Barr asserted that despite the coronavirus pandemic, U.S. Attorney John Durham “has been working very aggressively to move forward,” and that there “will be public disclosure” of his findings.

“I think before the election, I think we’re concerned about the motive force behind the very aggressive investigation that was launched into the Trump campaign without, you know, with a very thin, slender reed as a basis for it,” Barr told Fox News Host Bret Baier. “It seemed that the bureau was sort of spring-loaded at the end of July to drive in there and investigate a campaign.”

The attorney general emphasized that he wasn’t concerned about criticisms of the Durham probe in an election year.

“For the first time in American history, police organizations and the national security organizations were used to spy on a campaign, and there was no basis for it,” Barr said.

“The media largely drove that — and all kinds of sensational claims were being made about the president that could have affected the election. And then and then later on, in his administration, there were actions taken that really appear to be efforts to sabotage his campaign. And that has to be looked at. And if people want to say that I’m political because I am looking at those potential abuses of power, so be it.
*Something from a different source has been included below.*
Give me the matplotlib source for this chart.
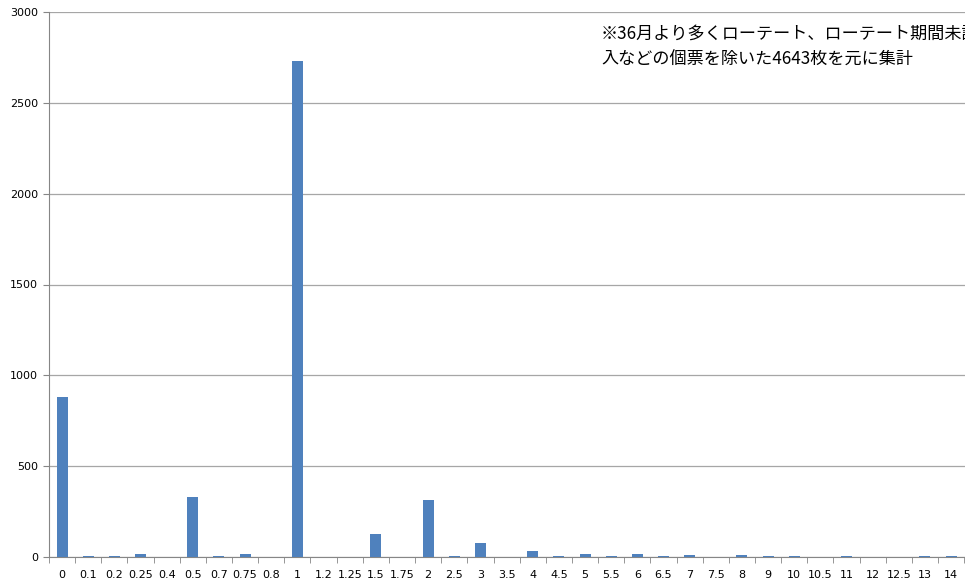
import matplotlib

matplotlib.use("Agg")

import matplotlib.pyplot as plt
import numpy as np

plt.rcParams["font.family"] = ["Noto Sans CJK JP", "DejaVu Sans"]

CATEGORIES = ["0", "0.1", "0.2", "0.25", "0.4", "0.5", "0.7", "0.75", "0.8", "1",
              "1.2", "1.25", "1.5", "1.75", "2", "2.5", "3", "3.5", "4", "4.5",
              "5", "5.5", "6", "6.5", "7", "7.5", "8", "9", "10", "10.5",
              "11", "12", "12.5", "13", "14"]
COUNTS = [880, 5, 3, 18, 2, 330, 4, 17, 2, 2730,
          2, 2, 127, 2, 313, 4, 75, 2, 33, 5,
          18, 4, 14, 3, 10, 2, 10, 5, 4, 2,
          5, 2, 2, 5, 3]
Y_TICKS = [0, 500, 1000, 1500, 2000, 2500, 3000]
NOTE = "※36月より多くローテート、ローテート期間未記\n入などの個票を除いた4643枚を元に集計"


def main():
    fig = plt.figure(figsize=(9.65, 5.84), dpi=100)
    ax = fig.add_axes([49 / 965, 27 / 584, 1 - 49 / 965 + 0.01, (557 - 12) / 584])

    x = np.arange(len(CATEGORIES))
    ax.bar(x, COUNTS, width=0.42, color="#4f81bd", zorder=3)

    ax.set_xlim(-0.5, len(CATEGORIES) - 0.5 + 0.4)
    ax.set_ylim(0, 3000)
    ax.set_yticks(Y_TICKS)
    ax.set_yticklabels([str(v) for v in Y_TICKS], fontsize=8, family="DejaVu Sans")
    ax.yaxis.grid(True, color="#a6a6a6", lw=0.9, zorder=0)

    ax.set_xticks(x)
    ax.set_xticklabels(CATEGORIES, fontsize=8, family="DejaVu Sans")
    ax.set_xticks(np.arange(len(CATEGORIES) + 1) - 0.5, minor=True)
    ax.tick_params(axis="x", which="major", length=0, pad=9)
    ax.tick_params(axis="x", which="minor", length=4, color="#868686")
    ax.tick_params(axis="y", length=4, color="#868686", pad=4)

    for side in ["top", "right"]:
        ax.spines[side].set_visible(False)
    ax.spines["left"].set_color("#868686")
    ax.spines["bottom"].set_color("#868686")

    fig.text(601 / 965, 1 - 25 / 584, NOTE, fontsize=12.3, va="top", ha="left",
             linespacing=1.55, color="black")

    fig.savefig("out.png", dpi=100)
    plt.close(fig)


if __name__ == "__main__":
    main()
But that’s the job of the attorney general.”

Internal FBI documents unsealed in April indicate that Peter Strzok – the now-disgraced anti-Trump former head of FBI counterintelligence – ordered the investigation of former national security adviser Michael Flynn to remain open even after it was slated to be closed due to a lack of so-called “derogatory” information.

The materials surfaced just a day after explosive FBI communications revealed that top bureau officials discussed their motivations for interviewing Flynn in the White House on Jan. 24, 2017 — and openly questioned if their “goal” was “to get him to lie, so we can prosecute him or get him fired.”

“The other area of concern is that after the election, even though they were closing down some of that, as we’ve seen in the Flynn case, and say there’s nothing here, for some reason, they went right back at it, even at a time where the evidentiary support or claim support like the dossier was falling apart,” Barr said. “And it’s very hard to understand why they continued to push and even make public testimony that they had an investigation going when it was becoming painfully obvious or should have been obvious to anyone that there was nothing there.”

Barr said he couldn’t comment on whether criminal charges were coming but that people shouldn’t become impatient. “We can’t discuss future charges. But I have to say that I do find a little irritating,” Barr said.

“You know, the propensity in the American public on all sides of the political spectrum when they see something they think could be a criminal violation, I say, why hasn’t this person been indicted again? And, you know, there’s the old saying that that the wheels of justice grind slow and they do run slow because we have due process and we follow the process. But people should not draw from the fact that no action has been taken that taken yet, that that means that people or people are going to get away with wrongdoing.”